There are other, artist-run alternative models in Cairo, which obviously work differently from Gypsum. Cairo Documenta, for example, consisted of two collectively organized and non-curated exhibitions — one in 2010 and one in 2012 — at the shabby, rentable downtown space known as Hotel Viennoise. Nile Sunset Annex, meanwhile, started in 2012 as an initiative by three artists to use a room in their own private Garden City residence as a space for exhibitions by various artists that are open to the public and self-funded.
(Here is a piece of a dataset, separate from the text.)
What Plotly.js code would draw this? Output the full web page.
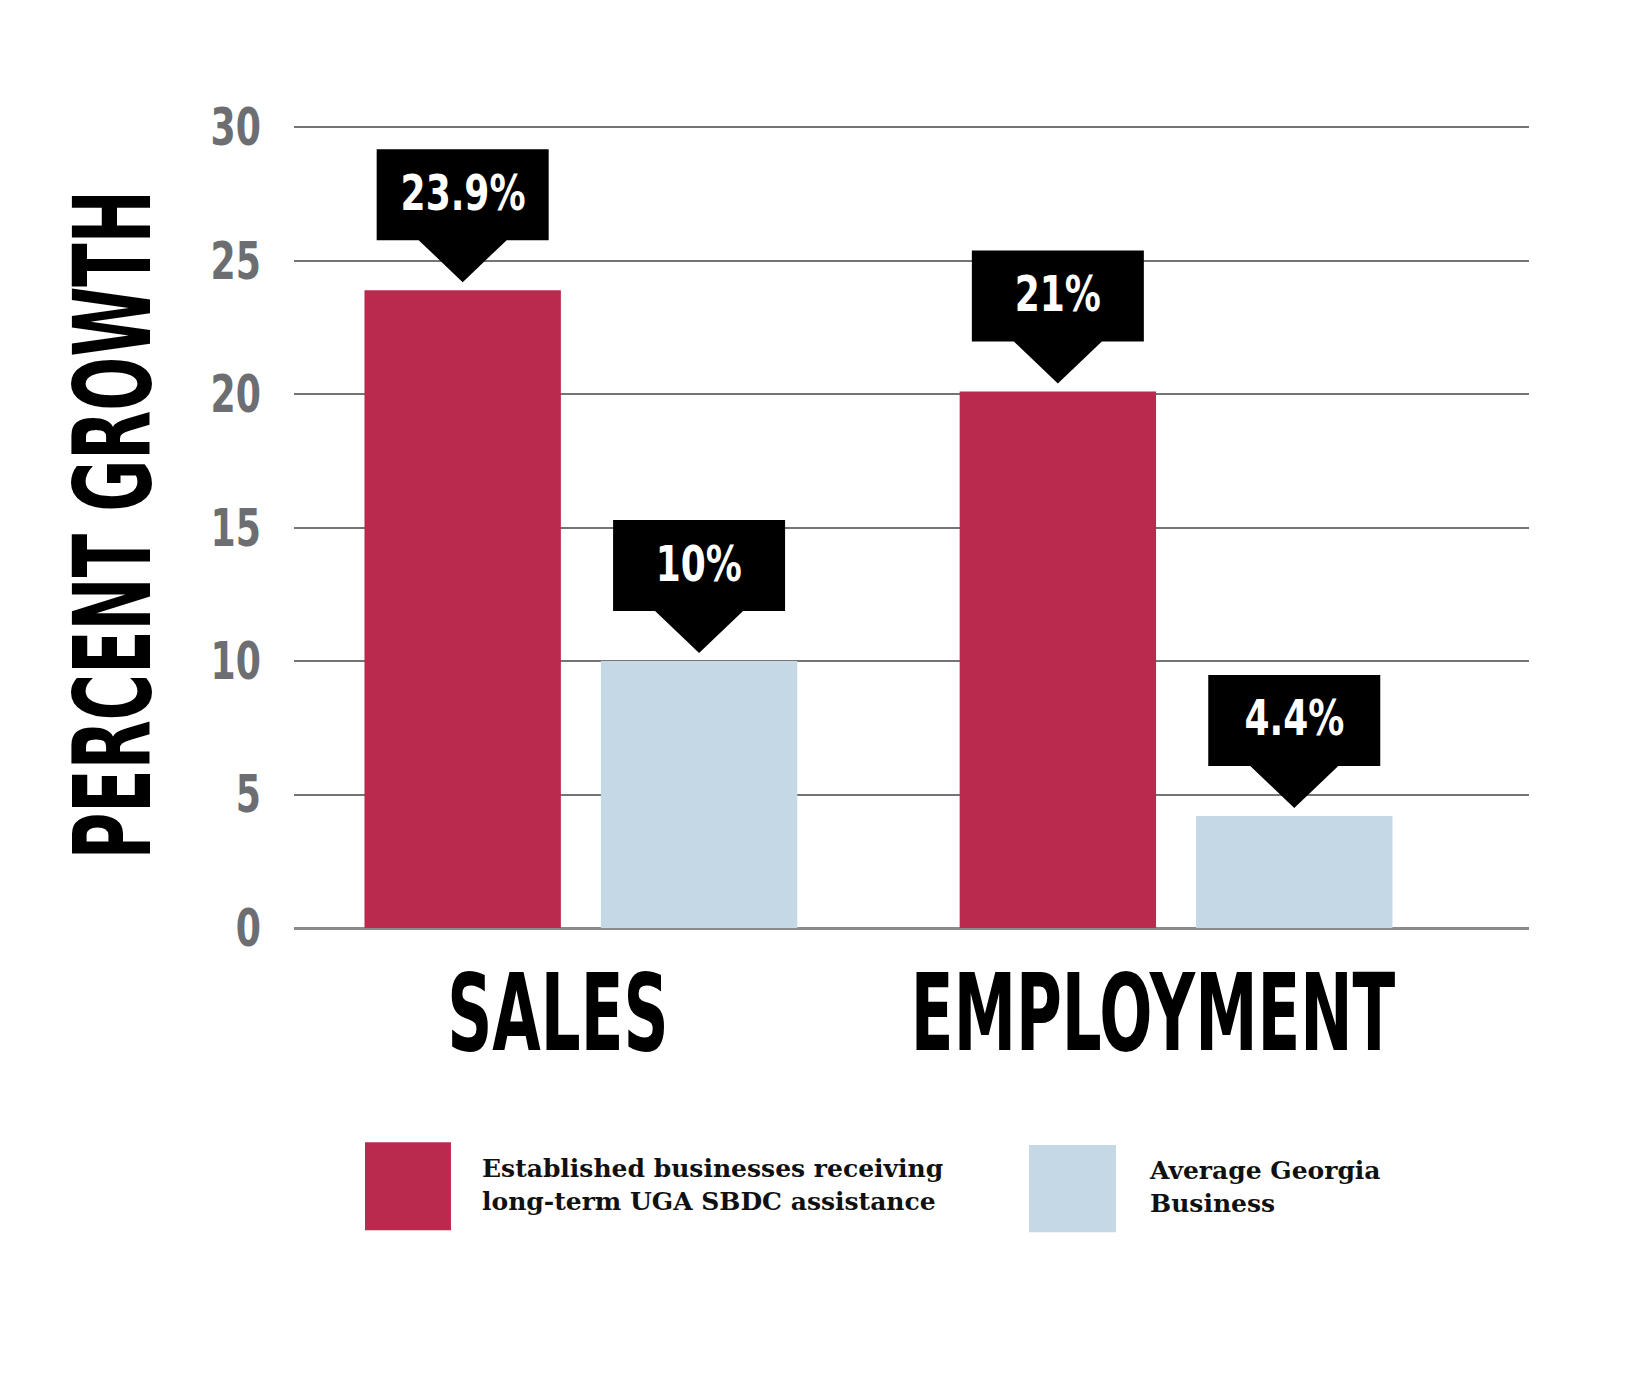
<!DOCTYPE html>
<html>
<head>
<meta charset="utf-8">
<script src="https://cdn.plot.ly/plotly-3.0.1.min.js"></script>
<style>
  html, body { margin: 0; padding: 0; background: #ffffff; }
  #chart { width: 1626px; height: 1393px; }
</style>
</head>
<body>
<div id="chart"></div>
<script>
// ---- Data ----
const categories = ["SALES", "EMPLOYMENT"];
const sbdcName = "Established businesses receiving<br>long-term UGA SBDC assistance";
const georgiaName = "Average Georgia<br>Business";
const sbdcValues = [23.9, 20.1];
const georgiaValues = [10, 4.2];
const sbdcLabels = ["23.9%", "21%"];
const georgiaLabels = ["10%", "4.4%"];
const yTickVals = [0, 5, 10, 15, 20, 25, 30];
const yAxisTitle = "PERCENT GROWTH";

// ---- Styling ----
const RED = "#BA2A4E";
const BLUE = "#C5D8E6";
const GRAY_TXT = "#6D6E71";
const NARROW = "Liberation Sans Narrow, DejaVu Sans Condensed, Arial Narrow, sans-serif";
const SERIF = "DejaVu Serif, serif";

const xPos = categories.map((c, i) => i);
const barW = 0.33;
const halfGap = 0.0336;
const sbdcOffset = -(barW + halfGap);
const georgiaOffset = halfGap;

const traces = [
  {
    type: "bar", name: sbdcName, x: xPos, y: sbdcValues,
    width: barW, offset: sbdcOffset,
    marker: { color: RED, line: { width: 0 } },
    hoverinfo: "skip", showlegend: false
  },
  {
    type: "bar", name: georgiaName, x: xPos, y: georgiaValues,
    width: barW, offset: georgiaOffset,
    marker: { color: BLUE, line: { width: 0 } },
    hoverinfo: "skip", showlegend: false
  }
];

// Callout shapes (pixel-sized, anchored at each bar top) + labels
const GAP = 8, TRI_H = 42, TRI_HALF = 44, BOX_H = 91, BOX_HALF = 86;
function calloutPath() {
  const b = GAP + TRI_H, t = GAP + TRI_H + BOX_H;
  return `M ${-BOX_HALF} ${t} L ${BOX_HALF} ${t} L ${BOX_HALF} ${b} L ${TRI_HALF} ${b} ` +
         `L 0 ${GAP} L ${-TRI_HALF} ${b} L ${-BOX_HALF} ${b} Z`;
}
const shapes = [];
const annotations = [];
const calloutIdx = [];
function addCallouts(values, labels, offset) {
  values.forEach((v, i) => {
    const cx = xPos[i] + offset + barW / 2;
    shapes.push({
      type: "path", xref: "x", yref: "y",
      xsizemode: "pixel", ysizemode: "pixel",
      xanchor: cx, yanchor: v,
      path: calloutPath(),
      fillcolor: "#000000", line: { width: 0 }, layer: "above"
    });
    calloutIdx.push(annotations.length);
    annotations.push({
      xref: "x", yref: "y", x: cx, y: v,
      yshift: GAP + TRI_H + BOX_H / 2 + 2,
      xanchor: "center", yanchor: "middle",
      text: labels[i], showarrow: false,
      font: { family: NARROW, size: 50, color: "#ffffff", weight: "bold" }
    });
  });
}
addCallouts(sbdcValues, sbdcLabels, sbdcOffset);
addCallouts(georgiaValues, georgiaLabels, georgiaOffset);

// Legend (custom, large swatches)
shapes.push({ type: "rect", xref: "paper", yref: "paper",
  x0: 0.0575, x1: 0.1271, y0: -0.267, y1: -0.3768,
  fillcolor: RED, line: { width: 0 } });
shapes.push({ type: "rect", xref: "paper", yref: "paper",
  x0: 0.5951, x1: 0.6656, y0: -0.2707, y1: -0.3793,
  fillcolor: BLUE, line: { width: 0 } });
annotations.push({ xref: "paper", yref: "paper", x: 0.1506, y: -0.32,
  xanchor: "left", yanchor: "middle", align: "left", showarrow: false,
  text: sbdcName, font: { family: SERIF, size: 25, color: "#111111", weight: "bold" } });
annotations.push({ xref: "paper", yref: "paper", x: 0.6907, y: -0.323,
  xanchor: "left", yanchor: "middle", align: "left", showarrow: false,
  text: georgiaName, font: { family: SERIF, size: 25, color: "#111111", weight: "bold" } });

// Y axis title as annotation
const titleIndex = annotations.length;
annotations.push({ xref: "paper", yref: "paper", x: -0.1466, y: 0.5028,
  xanchor: "center", yanchor: "middle", textangle: -90, showarrow: false,
  text: yAxisTitle, font: { family: NARROW, size: 107, color: "#000000", weight: "bold" } });

const layout = {
  width: 1626, height: 1393, autosize: false,
  margin: { l: 294, r: 97, t: 126, b: 465 },
  paper_bgcolor: "#ffffff", plot_bgcolor: "#ffffff",
  barmode: "overlay",
  showlegend: false,
  xaxis: {
    range: [-0.482, 1.593], tickmode: "array", tickvals: xPos, ticktext: categories,
    showgrid: false, zeroline: false, showline: false, ticks: "",
    ticklabelstandoff: 14, ticklabelshift: -23,
    tickfont: { family: NARROW, size: 107, color: "#000000", weight: "bold" },
    fixedrange: true
  },
  yaxis: {
    range: [0, 30.05], tickmode: "array", tickvals: yTickVals,
    showgrid: true, gridcolor: "#747474", gridwidth: 2,
    zeroline: true, zerolinecolor: "#8a8a8a", zerolinewidth: 3,
    showline: false, ticks: "", ticklabelstandoff: 32,
    tickfont: { family: NARROW, size: 51, color: GRAY_TXT, weight: "bold" },
    fixedrange: true
  },
  shapes: shapes,
  annotations: annotations
};

function condense(nodes, factor) {
  nodes.forEach(el => {
    const len = el.getComputedTextLength();
    if (len > 0) {
      el.setAttribute("textLength", (len * factor).toFixed(1));
      el.setAttribute("lengthAdjust", "spacingAndGlyphs");
    }
  });
}
function annText(gd, idx) {
  return Array.from(gd.querySelectorAll('g.annotation[data-index="' + idx + '"] text'));
}

Plotly.newPlot("chart", traces, layout, { staticPlot: true, displayModeBar: false }).then(gd => {
  condense(Array.from(gd.querySelectorAll(".xtick text")), 0.65);
  condense(Array.from(gd.querySelectorAll(".ytick text")), 0.79);
  condense(annText(gd, titleIndex), 0.66);
  calloutIdx.forEach(i => condense(annText(gd, i), 0.80));
});
</script>
</body>
</html>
Gypsum's new space. Photo: Bilo Hussein.

Gypsum’s model was set up by a curator who could afford to make a sizable personal investment, and who, like the Egyptian artists she shows, emerged from the “independent” scene, having previously been the curator of CIC. Until now Gypsum’s space has consisted of three impeccably maintained white-painted rooms in a Zamalek apartment building, but it is currently moving to a larger, ground-floor space in Garden City.

So far, Gypsum has allowed nine artists to present their work beyond the conventional circles, but in a large, institutional space. The existing non-state-affiliated exhibiting spaces had created an audience more or less made up of individuals working in the arts or affiliated with the institutions that support these types of artistic practice (such as Goethe Institut), but Gypsum is attempting to introduce these practices to other audiences who may not be already engaged with such cultural production or the institutions that support it.

But how that model will influence the notion of the gallery itself, as well as the relationship between the art scene in Egypt and the global art market, still remains to be seen.